SCAM asks in an open letter to Massachusetts legislators: "How can you think there is an equal playing field when students in 130 Boston public schools went without textbooks for most of the first semester of the year?" They ask why the students are being punished for the fact that Massachusetts schools rank 49th in the country in the money they invest in their libraries. Some 37 percent of the state's elementary schools have no libraries at all.

Under capitalism, especially in a time of economic crisis when thousands are being laid off, what will become of this large group of oppressed youth who are unable to get a high school diploma? Either they end up as slave labor in the prison industrial complex or they become a pool of unskilled, part-time labor with no benefits that is used by the bosses to drive down wages, bust unions and pit worker against worker.

Corporations support MCAS

SCAM says: "We are told that the MCAS is important to prepare students for jobs in the information economy. Don't you really mean that failing the MCAS is important to guarantee a steady flow of young people who will not compete for high-paying jobs, but resign themselves to flipping hamburgers?"

Corporations like Fidelity, EMC, Raytheon, Teradyne, State Street Bank, Nstar, Analog Devices and Biogen have invested a lot of money in advertising campaigns supporting the MCAS.

The MCAS is clearly part of a nationwide corporate attack on public education and a push by conservatives to privatize the public school system. This plan of attack was discussed in October of 1999 at the Third Education Summit held at the national headquarters of IBM.

Then-President Bill Clinton attended, along with 24 governors and 33 corporate heads. No teachers or principals were invited. They all agreed that phasing out public schools in poor neighborhoods would save them lots of money that is now "wasted," since poor, working class youth don't need an education to work at McDonalds.

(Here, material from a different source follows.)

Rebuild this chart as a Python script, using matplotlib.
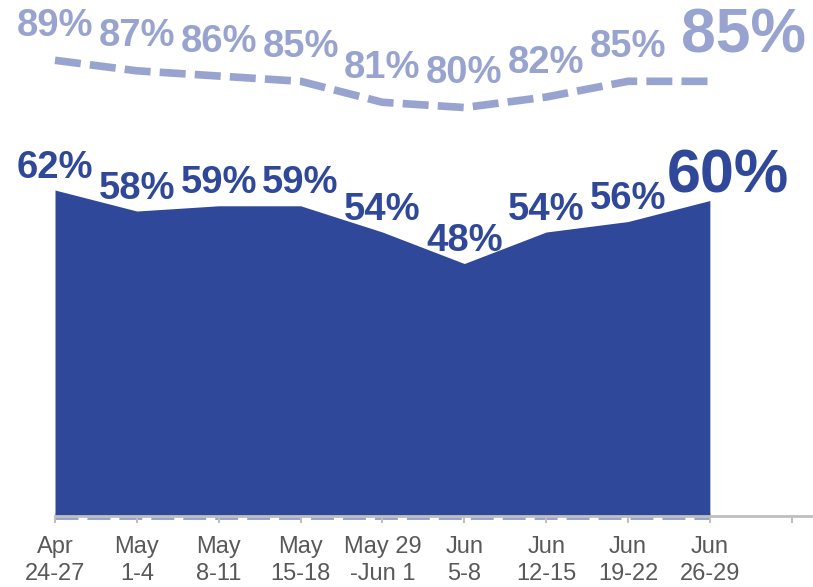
import matplotlib.pyplot as plt
import matplotlib.transforms as mtransforms

plt.rcParams['font.family'] = ['Liberation Sans', 'DejaVu Sans']

# data
periods = ['Apr\n24-27', 'May\n1-4', 'May\n8-11', 'May\n15-18', 'May 29\n-Jun 1',
           'Jun\n5-8', 'Jun\n12-15', 'Jun\n19-22', 'Jun\n26-29']
solid_vals = [62, 58, 59, 59, 54, 48, 54, 56, 60]
dashed_vals = [89, 87, 86, 85, 81, 80, 82, 85, 85]

dark = '#2F4899'
light = '#98A4CF'

fig = plt.figure(figsize=(8.13, 5.87), dpi=100)
ax = fig.add_axes([55 / 813, 71.5 / 587, 1 - 55 / 813, 515.5 / 587])

x = list(range(len(periods)))

# area series
ax.fill_between(x, 0, solid_vals, color=dark, lw=0, zorder=2)

# dashed series (drawn slightly lower, as in the original)
shift = mtransforms.ScaledTranslation(0, -12 / 100, fig.dpi_scale_trans)
ax.plot(x, dashed_vals, color=light, lw=5.5, dashes=(3.4, 1.2),
        solid_capstyle='butt', dash_capstyle='butt',
        transform=ax.transData + shift, zorder=3, clip_on=False)
ax.plot(x, [0] * len(x), color=light, lw=5, dashes=(3.3, 1.3),
        dash_capstyle='butt', zorder=1, clip_on=False)

# labels (the last, big one sits a bit to the right)
last = len(x) - 1
for i, v in enumerate(solid_vals):
    big = i == last
    ax.annotate(f'{v}%', (i, v), xytext=(13 if big else 0, 6 if big else 9),
                textcoords='offset points', ha='center', va='baseline',
                color=dark, fontweight='bold', fontsize=44 if big else 27.5,
                zorder=5)
for i, v in enumerate(dashed_vals):
    big = i == last
    ax.annotate(f'{v}%', (i, v), xytext=(24 if big else 0, 12 if big else 9),
                textcoords='offset points', ha='center', va='baseline',
                color=light, fontweight='bold', fontsize=45 if big else 27.5,
                zorder=5)

ax.set_xlim(0, 9.26)
ax.set_ylim(0, 98.2)
ax.set_xticks(range(len(periods) + 1))
ax.set_xticklabels(periods + [''], fontsize=17, color='#595959', linespacing=1.25)
ax.tick_params(axis='x', length=5, width=1.5, color='#BFBFBF', pad=10)
ax.set_yticks([])
for s in ['top', 'right', 'left']:
    ax.spines[s].set_visible(False)
ax.spines['bottom'].set_color('#BFBFBF')
ax.spines['bottom'].set_linewidth(2)
ax.spines['bottom'].set_zorder(4)

fig.savefig('out.png', dpi=100)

But students all over Massachusetts want no part in this racist, backward campaign. They are committed to throwing the MCAS into the garbage can of history where it belongs. Student organizer Samantha Johnson said, "We know that the MCAS is a disaster in the making. We know that there is not equity in schools because we go to those schools. We will not stop fighting the 'MCAS regime' until there is equity for all students."